Confindustria Ceramica conferma per il 2025 una crescita del settore, trainata dalle esportazioni che continuano a premiare il valore qualitativo ed estetico dei prodotti italiani e a sostenere l’apertura verso nuovi mercati. Restano tuttavia alcune criticità: ETS, dazi e concorrenza globale continuano a mettere alla prova la competitività del comparto.
Lo scorso 17 dicembre a Sassuolo, in provincia di Modena, la tradizionale conferenza stampa di fine anno di Confindustria Ceramica ha restituito la fotografia di un settore che chiude il 2025 con un cauto ottimismo, ma anche con diverse preoccupazioni. I numeri, presentati sulla base delle elaborazioni di Prometeia, parlano di vendite complessive pari a circa 386 milioni di metri quadrati di rivestimenti, in crescita del 2% rispetto al 2024.
Di questi, oltre 300 milioni sono stati destinati ai mercati esteri con +2,4% rispetto all’anno precedente, mentre il mercato interno resta sostanzialmente stabile intorno agli 85 milioni di metri quadrati, con +0,8%. Un risultato che conferma la resilienza di uno dei comparti simbolo del Made in Italy, fortemente orientato alle esportazioni, con segnali positivi soprattutto dall’Europa orientale e dal Medio Oriente. Nel complesso, anche la produzione torna a salire, con una stima di +5%.
Tuttavia, come messo in luce dal Presidente di Confindustria Ceramica, Augusto Ciarrocchi, a fronte di questi dati incoraggianti non mancano ombre. In primo piano il sistema ETS europeo sulle quote di emissione di CO₂ che, secondo l’Associazione, sta drenando risorse vitali agli investimenti. Oltre 4,3 miliardi di euro sono già stati spesi negli ultimi dieci anni per la transizione energetica, un onere destinato ad aumentare ulteriormente entro il 2031 e giudicato sproporzionato per un settore che pesa solo per lo 0,9% delle emissioni ETS europee. Da qui l’appello a Bruxelles per una revisione del sistema e per garantire adeguate tutele alla ceramica, a partire da una semplificazione delle regole per le piccole e medie imprese. Secondo il Presidente Augusto Ciarrocchi, l’impressione che arriva da Bruxelles è quella di una macchina ormai avviata e difficile da rallentare. Tuttavia, come dimostrato dal caso dell’automotive, posizioni politiche forti e coese possono contribuire a cambiare rotta. «Quello della ceramica per la Commissione europea è probabilmente una questione residuale – ha affermato il presidente. Tra i 27 Paesi dell’Unione i principali produttori sono Italia, Spagna e Polonia, una minoranza se confrontata con settori che hanno una ramificazione decisamente più significativa, quali l’acciaio o la carta. È anche per questo che il faro che stiamo accendendo con insistenza non riceve l’attenzione necessaria, nemmeno da parte di chi ci rappresenta in Europa».

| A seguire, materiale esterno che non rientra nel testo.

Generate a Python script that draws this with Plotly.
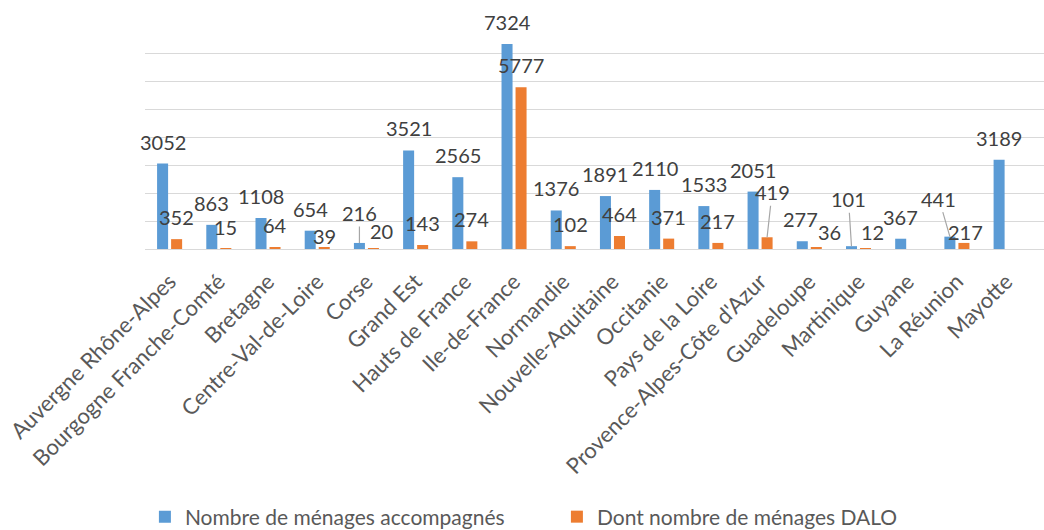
import plotly.graph_objects as go

categories = ["Auvergne Rhône-Alpes", "Bourgogne Franche-Comté", "Bretagne", "Centre-Val-de-Loire",
              "Corse", "Grand Est", "Hauts de France", "Ile-de-France", "Normandie",
              "Nouvelle-Aquitaine", "Occitanie", "Pays de la Loire", "Provence-Alpes-Côte d'Azur",
              "Guadeloupe", "Martinique", "Guyane", "La Réunion", "Mayotte"]
accompagnes = [3052, 863, 1108, 654, 216, 3521, 2565, 7324, 1376, 1891, 2110, 1533, 2051,
               277, 101, 367, 441, 3189]
dalo = [352, 15, 64, 39, 20, 143, 274, 5777, 102, 464, 371, 217, 419, 36, 12, None, 217, None]

series_names = ["Nombre de ménages accompagnés", "Dont nombre de ménages DALO"]
colors = ["#5B9BD5", "#ED7D31"]

# label placement tweaks (pixels): (series index, category) -> (dx, dy above bar top, leader line)
DEFAULT_DY = 22
label_tweaks = {
    (1, "Centre-Val-de-Loire"): (0, 12, False),
    (0, "Corse"): (0, 30, True),
    (1, "Corse"): (8, 17, False),
    (1, "Provence-Alpes-Côte d'Azur"): (5, 45, True),
    (0, "Guadeloupe"): (-2, 22, False),
    (1, "Guadeloupe"): (13, 16, False),
    (0, "Martinique"): (-3, 47, True),
    (1, "Martinique"): (7, 17, False),
    (0, "La Réunion"): (-11, 38, True),
    (1, "La Réunion"): (2, 11, False),
}
group_shift = [-7, 7]

FONT = "Lato, Calibri, sans-serif"

fig = go.Figure()
for i, (name, vals) in enumerate(zip(series_names, [accompagnes, dalo])):
    fig.add_trace(go.Bar(x=categories, y=vals, name=name, marker_color=colors[i],
                         marker_line_width=0))

annotations = []
for i, vals in enumerate([accompagnes, dalo]):
    for cat, v in zip(categories, vals):
        if v is None:
            continue
        dx, dy, leader = label_tweaks.get((i, cat), (0, DEFAULT_DY, False))
        if leader:
            annotations.append(dict(x=cat, y=v, xref="x", yref="y", text=str(v),
                                    showarrow=True, arrowhead=0, arrowwidth=1.2,
                                    arrowcolor="#a6a6a6", ax=dx, ay=-dy, standoff=0,
                                    xshift=group_shift[i],
                                    font=dict(family=FONT, size=20, color="#404040")))
        else:
            annotations.append(dict(x=cat, y=v, xref="x", yref="y", text=str(v),
                                    showarrow=False, xshift=group_shift[i] + dx, yshift=dy,
                                    yanchor="middle",
                                    font=dict(family=FONT, size=20, color="#404040")))

fig.update_layout(
    width=1044, height=530,
    margin=dict(l=145, r=0, t=25, b=281),
    plot_bgcolor="white", paper_bgcolor="white",
    barmode="group", bargap=0.43, bargroupgap=0.214,
    font=dict(family=FONT, color="#595959"),
    annotations=annotations,
    legend=dict(orientation="h", xref="container", yref="container",
                x=0.1388, xanchor="left", y=0.0245, yanchor="middle",
                entrywidth=367, font=dict(family=FONT, size=21, color="#595959")),
    showlegend=True,
)
fig.update_xaxes(range=[-0.5, 17.77], tickangle=-45, tickfont=dict(family=FONT, size=22, color="#595959"),
                 showline=True, linecolor="#d9d9d9", linewidth=1,
                 ticks="outside", ticklen=10, tickcolor="rgba(0,0,0,0)",
                 showgrid=False)
fig.update_yaxes(range=[0, 8000.5], tick0=0, dtick=1000, showticklabels=False, gridcolor="#d9d9d9",
                 gridwidth=1, zeroline=False, showline=False)

fig.write_html("out.html", config={"displayModeBar": False},
               post_script="document.body.style.margin='0px';document.body.style.overflow='hidden';")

Se, infatti, le risorse dovessero essere ulteriormente erose, avverte Confindustria Ceramica, il rischio di una crisi drastica diventerebbe concreto. In prospettiva, una minaccia crescente arriva dall’India, colosso che continua a esportare prodotti a prezzi sotto costo e senza standard comparabili a quelli italiani, sia sul fronte della tutela del lavoro sia su quello ambientale. A quella indiana, si aggiunge la pressione della Cina, che sta rafforzando la propria presenza nei mercati in cui l’Italia è cresciuta negli ultimi anni, dalla Penisola Arabica all’Africa. Guardando al 2026, il settore punterà dunque al consolidamento delle posizioni in Europa e negli Stati Uniti, pur in un contesto in cui la politica dei dazi continua a pesare in modo significativo sulle prospettive di crescita.